The U.S. cotton market rallied last week to an all-time high, but the threat of monetary tightening by No. 1 consumer China deflated fiber contracts on Thursday and Friday.
Benchmark March cotton on ICE Futures U.S. rose 0.02 cent to $1.342 per lb on Monday, having moved from $1.3499 to $1.2838 -- the lowest for the second-position contract in 12 days.
Volume traded in U.S. cotton reached almost 45,400 lots, about a quarter above the 30-day average of 34,200 lots, preliminary Thomson Reuters data showed.
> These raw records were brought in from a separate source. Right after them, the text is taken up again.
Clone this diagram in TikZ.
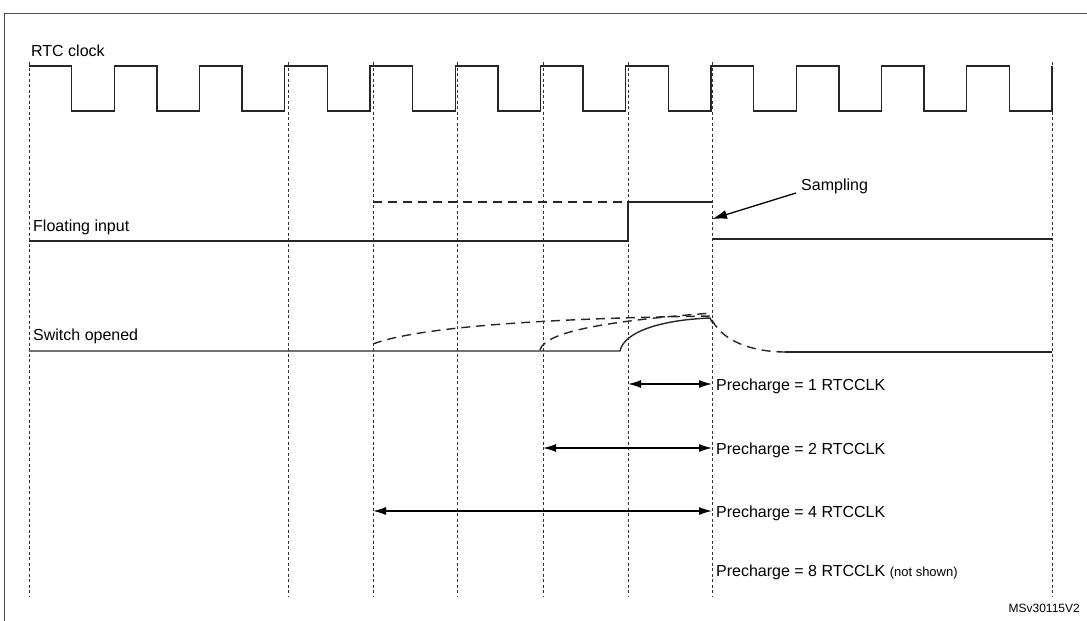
\documentclass[tikz,border=0pt]{standalone}
\usepackage{fontspec}
\setmainfont{Liberation Sans}
\begin{document}
\begin{tikzpicture}[x=1pt,y=-1pt,
  sig/.style={line width=1.4pt,black!85},
  dsig/.style={line width=1.4pt,black!85,dash pattern=on 9pt off 6pt},
  grid/.style={line width=0.7pt,black!80,dash pattern=on 3pt off 2.5pt},
  lbl/.style={font=\fontsize{16}{19}\selectfont,inner sep=0pt,anchor=base west},
  dim/.style={line width=1.3pt,{Latex[length=13pt,width=8pt]}-{Latex[length=13pt,width=8pt]}}]
\usetikzlibrary{arrows.meta}
\useasboundingbox (0,0) rectangle (1087,621);
\draw[line width=1pt,black!70] (4,621) -- (4,13) -- (1087,13);
\foreach \x in {29,288,373,457,543,628,712,1052}
  \draw[grid] (\x,62) -- (\x,596);
% clock
\draw[sig] (29,66) foreach \k in {0,...,11} {
   -- ({29+85.25*\k+42.6},66) -- ({29+85.25*\k+42.6},111) -- ({29+85.25*(\k+1)},111) -- ({29+85.25*(\k+1)},66)};
\node[lbl] (rtc) at (31,56) {RTC clock};
% floating
\node[lbl] (fi) at (33,231) {Floating input};
\draw[sig] (29,241) -- (628,241) -- (628,202) -- (712,202);
\draw[dsig] (373,202) -- (628,202);
\draw[sig] (712,239) -- (1052,239);
\node[lbl] (samp) at (801,190) {Sampling};
\coordinate (sp) at (712,219);
\draw[line width=1.3pt,-{Latex[length=15pt,width=9pt]}] (796,193) -- (sp);
% switch
\node[lbl] (sw) at (33,340) {Switch opened};
\draw[sig] (29,351) -- (620,351) .. controls (624,332) and (660,320) .. (710,318) -- (712,322);
\draw[dsig] (373,344) .. controls (420,326) and (560,318) .. (712,316);
\draw[dsig] (540,350) .. controls (545,330) and (620,320) .. (712,313);
\draw[dsig] (712,320) .. controls (725,345) and (760,352) .. (785,352);
\draw[sig] (785,352) -- (1052,352);
% precharge
\coordinate (a1) at (628,384); \coordinate (b1) at (712,384);
\coordinate (a2) at (543,448); \coordinate (b2) at (712,448);
\coordinate (a4) at (373,511); \coordinate (b4) at (712,511);
\draw[dim] (a1) -- (b1);
\draw[dim] (a2) -- (b2);
\draw[dim] (a4) -- (b4);
\node[lbl] (p1) at (716,390) {Precharge = 1 RTCCLK};
\node[lbl] (p2) at (716,454) {Precharge = 2 RTCCLK};
\node[lbl] (p4) at (716,517) {Precharge = 4 RTCCLK};
\node[lbl] (p8) at (716,576) {Precharge = 8 RTCCLK {\fontsize{13}{15}\selectfont(not shown)}};
\node[lbl,anchor=base east,font=\fontsize{12}{14}\selectfont] (ms) at (1080,612) {MSv30115V2};
\end{tikzpicture}
\end{document}
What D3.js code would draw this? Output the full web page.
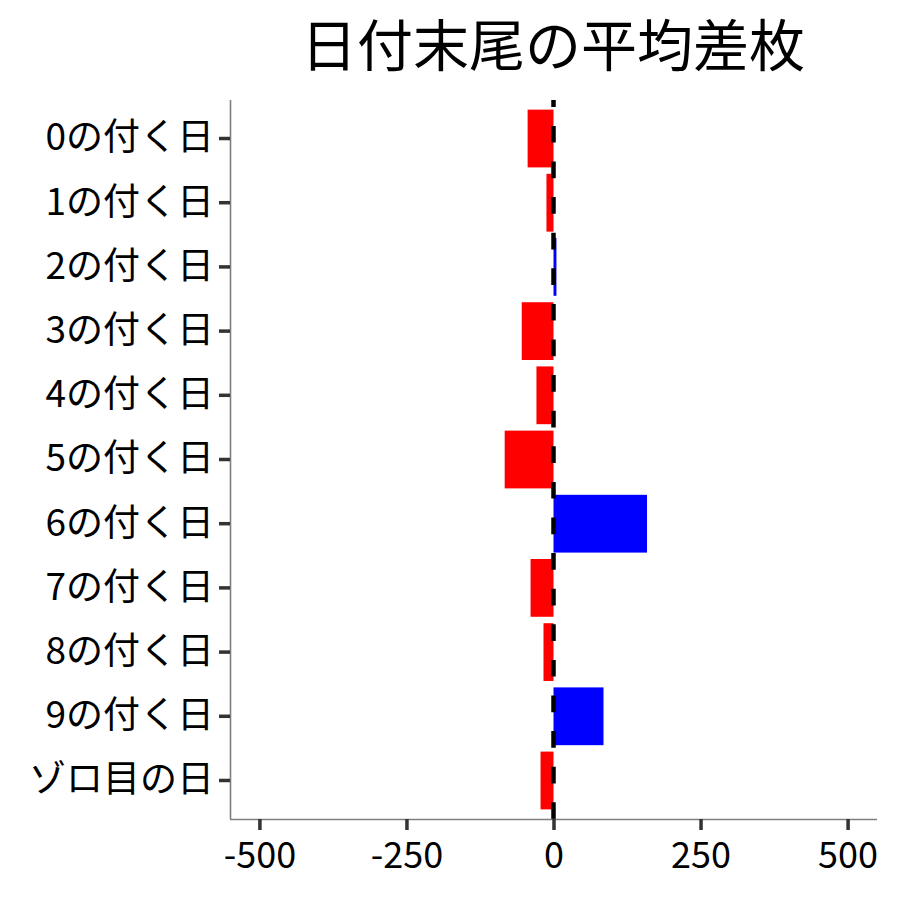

Cotton prices had been rallying since July, hitting 150-year highs last Wednesday due to mill demand from China, tight stocks and fund buying by investors who saw the material as undervalued.
Despite the near-20-percent fall in values last Thursday and Friday, the U.S. cotton market is still the top performer on the Reuters-Jefferies Commodity Index, up over 75 percent in the year to date.
In China, the Zhengzhou Commodity Exchange's May cotton contract last traded at 28,120 yuan per tonne, down 1,225 yuan on the day but off a session low of 27,150 yuan.
The threat of a tighter monetary environment in China undermined the market in early dealings.
"Any tightening by China will have a substantial impact on those markets that are at the extreme range of trading," said Garry Booth, a trader with MF Global Australia.
"Cotton is particularly vulnerable to any rate rise in China or any change in China's policy," he said.
Fundamentally, analysts said cotton's outlook remained strong because of high demand by mills and tight supplies would mean strong prices into the spring of 2011.
"The fundamental picture still hasn't changed," said Lou Barbera, cotton specialist for brokerage VIP Commodities.
He added that cash cotton activity in markets such as China remained robust.